Repeat every line of the listing below exactly, minus the pictures.

--- Start of DATASET CONTENT ---

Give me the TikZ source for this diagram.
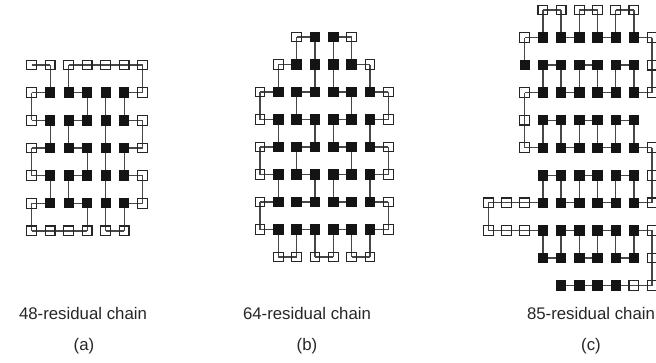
\documentclass[tikz,border=0pt]{standalone}
\usepackage{fontspec}
\setmainfont{Liberation Sans}
\usetikzlibrary{backgrounds}

\tikzset{
  res/.style={rectangle, inner sep=0pt, outer sep=0pt},
  hyd/.style={res, minimum size=10.4pt, fill=black!92},
  pol/.style={res, minimum size=9.7pt, draw=black!85, line width=1.15pt},
  bond/.style={draw=black!72, line width=1.25pt},
  caption/.style={font=\fontsize{16.8}{19}\selectfont, text=black!85, inner sep=0pt}
}

% #1 name prefix, #2 x of column 0, #3 y of row 0, #4 column pitch,
% #5 row pitch, #6 chain length, #7 list of col/row/type in chain order
\newcommand\latticechain[7]{%
  \foreach \c/\r/\t [count=\i] in {#7} {
    \node[\t] (#1\i) at ({#2+(\c)*#4},{#3+(\r)*#5}) {};
  }
  \begin{pgfonlayer}{background}
    \foreach \i in {2,...,#6} {
      \pgfmathtruncatemacro\k{\i-1}
      \draw[bond] (#1\k.center) -- (#1\i.center);
    }
  \end{pgfonlayer}
}

\begin{document}
\begin{tikzpicture}[x=1pt, y=-1pt]
  \useasboundingbox (0,0) rectangle (656,362);

  % 48-residue fold
  \latticechain{a}{31.7}{65}{18.5}{27.65}{48}{0/0/pol,1/0/pol,1/1/hyd,0/1/pol,0/2/pol,1/2/hyd,1/3/hyd,0/3/pol,0/4/pol,1/4/hyd,1/5/hyd,0/5/pol,0/6/pol,1/6/pol,2/6/pol,3/6/pol,3/5/hyd,2/5/hyd,2/4/hyd,3/4/hyd,3/3/hyd,2/3/hyd,2/2/hyd,3/2/hyd,3/1/hyd,2/1/hyd,2/0/pol,3/0/pol,4/0/pol,5/0/pol,6/0/pol,6/1/pol,5/1/hyd,5/2/hyd,6/2/pol,6/3/pol,5/3/hyd,5/4/hyd,6/4/pol,6/5/pol,5/5/hyd,5/6/pol,4/6/pol,4/5/hyd,4/4/hyd,4/3/hyd,4/2/hyd,4/1/hyd}

  % 64-residue fold
  \latticechain{b}{260}{37}{18.33}{27.5}{64}{2/6/hyd,3/6/hyd,3/5/hyd,2/5/hyd,2/4/hyd,3/4/hyd,3/3/hyd,2/3/hyd,2/2/hyd,3/2/hyd,3/1/hyd,3/0/hyd,2/0/pol,2/1/hyd,1/1/pol,1/2/hyd,0/2/pol,0/3/pol,1/3/hyd,1/4/hyd,0/4/pol,0/5/pol,1/5/hyd,1/6/hyd,0/6/pol,0/7/pol,1/7/hyd,1/8/pol,2/8/pol,2/7/hyd,3/7/hyd,3/8/pol,4/8/pol,4/7/hyd,5/7/hyd,5/8/pol,6/8/pol,6/7/hyd,7/7/pol,7/6/pol,6/6/hyd,6/5/hyd,7/5/pol,7/4/pol,6/4/hyd,6/3/hyd,7/3/pol,7/2/pol,6/2/hyd,6/1/pol,5/1/hyd,5/0/pol,4/0/hyd,4/1/hyd,4/2/hyd,5/2/hyd,5/3/hyd,4/3/hyd,4/4/hyd,5/4/hyd,5/5/hyd,4/5/hyd,4/6/hyd,5/6/hyd}

  % 85-residue fold
  \latticechain{c}{524.7}{10}{18.2}{27.55}{85}{0/2/hyd,0/1/pol,1/1/hyd,1/0/pol,2/0/pol,2/1/hyd,3/1/hyd,3/0/pol,4/0/pol,4/1/hyd,5/1/hyd,5/0/pol,6/0/pol,6/1/hyd,7/1/pol,7/2/pol,7/3/pol,6/3/hyd,6/2/hyd,5/2/hyd,5/3/hyd,4/3/hyd,4/2/hyd,3/2/hyd,3/3/hyd,2/3/hyd,2/2/hyd,1/2/hyd,1/3/hyd,0/3/pol,0/4/pol,0/5/pol,1/5/hyd,1/4/hyd,2/4/hyd,2/5/hyd,3/5/hyd,3/4/hyd,4/4/hyd,4/5/hyd,5/5/hyd,5/4/hyd,6/4/hyd,6/5/hyd,7/5/pol,7/6/pol,7/7/pol,6/7/hyd,6/6/hyd,5/6/hyd,5/7/hyd,4/7/hyd,4/6/hyd,3/6/hyd,3/7/hyd,2/7/hyd,2/6/hyd,1/6/hyd,1/7/hyd,0/7/pol,-1/7/pol,-2/7/pol,-2/8/pol,-1/8/pol,0/8/pol,1/8/hyd,1/9/hyd,2/9/hyd,2/8/hyd,3/8/hyd,3/9/hyd,4/9/hyd,4/8/hyd,5/8/hyd,5/9/hyd,6/9/hyd,6/8/hyd,7/8/pol,7/9/pol,7/10/pol,6/10/pol,5/10/hyd,4/10/hyd,3/10/hyd,2/10/hyd}

  % captions
  \node[caption] (capA) at (83,313) {48-residual chain};
  \node[caption] (tagA) at (84,346) {(a)};
  \node[caption] (capB) at (307,313) {64-residual chain};
  \node[caption] (tagB) at (307,346) {(b)};
  \node[caption] (capC) at (591,313) {85-residual chain};
  \node[caption] (tagC) at (591,346) {(c)};
\end{tikzpicture}
\end{document}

--- End of DATASET CONTENT ---

ANSWER TO THIS TASK:
Give me the TikZ source for this diagram.
\documentclass[tikz,border=0pt]{standalone}
\usepackage{fontspec}
\setmainfont{Liberation Sans}
\usetikzlibrary{backgrounds}

\tikzset{
  res/.style={rectangle, inner sep=0pt, outer sep=0pt},
  hyd/.style={res, minimum size=10.4pt, fill=black!92},
  pol/.style={res, minimum size=9.7pt, draw=black!85, line width=1.15pt},
  bond/.style={draw=black!72, line width=1.25pt},
  caption/.style={font=\fontsize{16.8}{19}\selectfont, text=black!85, inner sep=0pt}
}

% #1 name prefix, #2 x of column 0, #3 y of row 0, #4 column pitch,
% #5 row pitch, #6 chain length, #7 list of col/row/type in chain order
\newcommand\latticechain[7]{%
  \foreach \c/\r/\t [count=\i] in {#7} {
    \node[\t] (#1\i) at ({#2+(\c)*#4},{#3+(\r)*#5}) {};
  }
  \begin{pgfonlayer}{background}
    \foreach \i in {2,...,#6} {
      \pgfmathtruncatemacro\k{\i-1}
      \draw[bond] (#1\k.center) -- (#1\i.center);
    }
  \end{pgfonlayer}
}

\begin{document}
\begin{tikzpicture}[x=1pt, y=-1pt]
  \useasboundingbox (0,0) rectangle (656,362);

  % 48-residue fold
  \latticechain{a}{31.7}{65}{18.5}{27.65}{48}{0/0/pol,1/0/pol,1/1/hyd,0/1/pol,0/2/pol,1/2/hyd,1/3/hyd,0/3/pol,0/4/pol,1/4/hyd,1/5/hyd,0/5/pol,0/6/pol,1/6/pol,2/6/pol,3/6/pol,3/5/hyd,2/5/hyd,2/4/hyd,3/4/hyd,3/3/hyd,2/3/hyd,2/2/hyd,3/2/hyd,3/1/hyd,2/1/hyd,2/0/pol,3/0/pol,4/0/pol,5/0/pol,6/0/pol,6/1/pol,5/1/hyd,5/2/hyd,6/2/pol,6/3/pol,5/3/hyd,5/4/hyd,6/4/pol,6/5/pol,5/5/hyd,5/6/pol,4/6/pol,4/5/hyd,4/4/hyd,4/3/hyd,4/2/hyd,4/1/hyd}

  % 64-residue fold
  \latticechain{b}{260}{37}{18.33}{27.5}{64}{2/6/hyd,3/6/hyd,3/5/hyd,2/5/hyd,2/4/hyd,3/4/hyd,3/3/hyd,2/3/hyd,2/2/hyd,3/2/hyd,3/1/hyd,3/0/hyd,2/0/pol,2/1/hyd,1/1/pol,1/2/hyd,0/2/pol,0/3/pol,1/3/hyd,1/4/hyd,0/4/pol,0/5/pol,1/5/hyd,1/6/hyd,0/6/pol,0/7/pol,1/7/hyd,1/8/pol,2/8/pol,2/7/hyd,3/7/hyd,3/8/pol,4/8/pol,4/7/hyd,5/7/hyd,5/8/pol,6/8/pol,6/7/hyd,7/7/pol,7/6/pol,6/6/hyd,6/5/hyd,7/5/pol,7/4/pol,6/4/hyd,6/3/hyd,7/3/pol,7/2/pol,6/2/hyd,6/1/pol,5/1/hyd,5/0/pol,4/0/hyd,4/1/hyd,4/2/hyd,5/2/hyd,5/3/hyd,4/3/hyd,4/4/hyd,5/4/hyd,5/5/hyd,4/5/hyd,4/6/hyd,5/6/hyd}

  % 85-residue fold
  \latticechain{c}{524.7}{10}{18.2}{27.55}{85}{0/2/hyd,0/1/pol,1/1/hyd,1/0/pol,2/0/pol,2/1/hyd,3/1/hyd,3/0/pol,4/0/pol,4/1/hyd,5/1/hyd,5/0/pol,6/0/pol,6/1/hyd,7/1/pol,7/2/pol,7/3/pol,6/3/hyd,6/2/hyd,5/2/hyd,5/3/hyd,4/3/hyd,4/2/hyd,3/2/hyd,3/3/hyd,2/3/hyd,2/2/hyd,1/2/hyd,1/3/hyd,0/3/pol,0/4/pol,0/5/pol,1/5/hyd,1/4/hyd,2/4/hyd,2/5/hyd,3/5/hyd,3/4/hyd,4/4/hyd,4/5/hyd,5/5/hyd,5/4/hyd,6/4/hyd,6/5/hyd,7/5/pol,7/6/pol,7/7/pol,6/7/hyd,6/6/hyd,5/6/hyd,5/7/hyd,4/7/hyd,4/6/hyd,3/6/hyd,3/7/hyd,2/7/hyd,2/6/hyd,1/6/hyd,1/7/hyd,0/7/pol,-1/7/pol,-2/7/pol,-2/8/pol,-1/8/pol,0/8/pol,1/8/hyd,1/9/hyd,2/9/hyd,2/8/hyd,3/8/hyd,3/9/hyd,4/9/hyd,4/8/hyd,5/8/hyd,5/9/hyd,6/9/hyd,6/8/hyd,7/8/pol,7/9/pol,7/10/pol,6/10/pol,5/10/hyd,4/10/hyd,3/10/hyd,2/10/hyd}

  % captions
  \node[caption] (capA) at (83,313) {48-residual chain};
  \node[caption] (tagA) at (84,346) {(a)};
  \node[caption] (capB) at (307,313) {64-residual chain};
  \node[caption] (tagB) at (307,346) {(b)};
  \node[caption] (capC) at (591,313) {85-residual chain};
  \node[caption] (tagC) at (591,346) {(c)};
\end{tikzpicture}
\end{document}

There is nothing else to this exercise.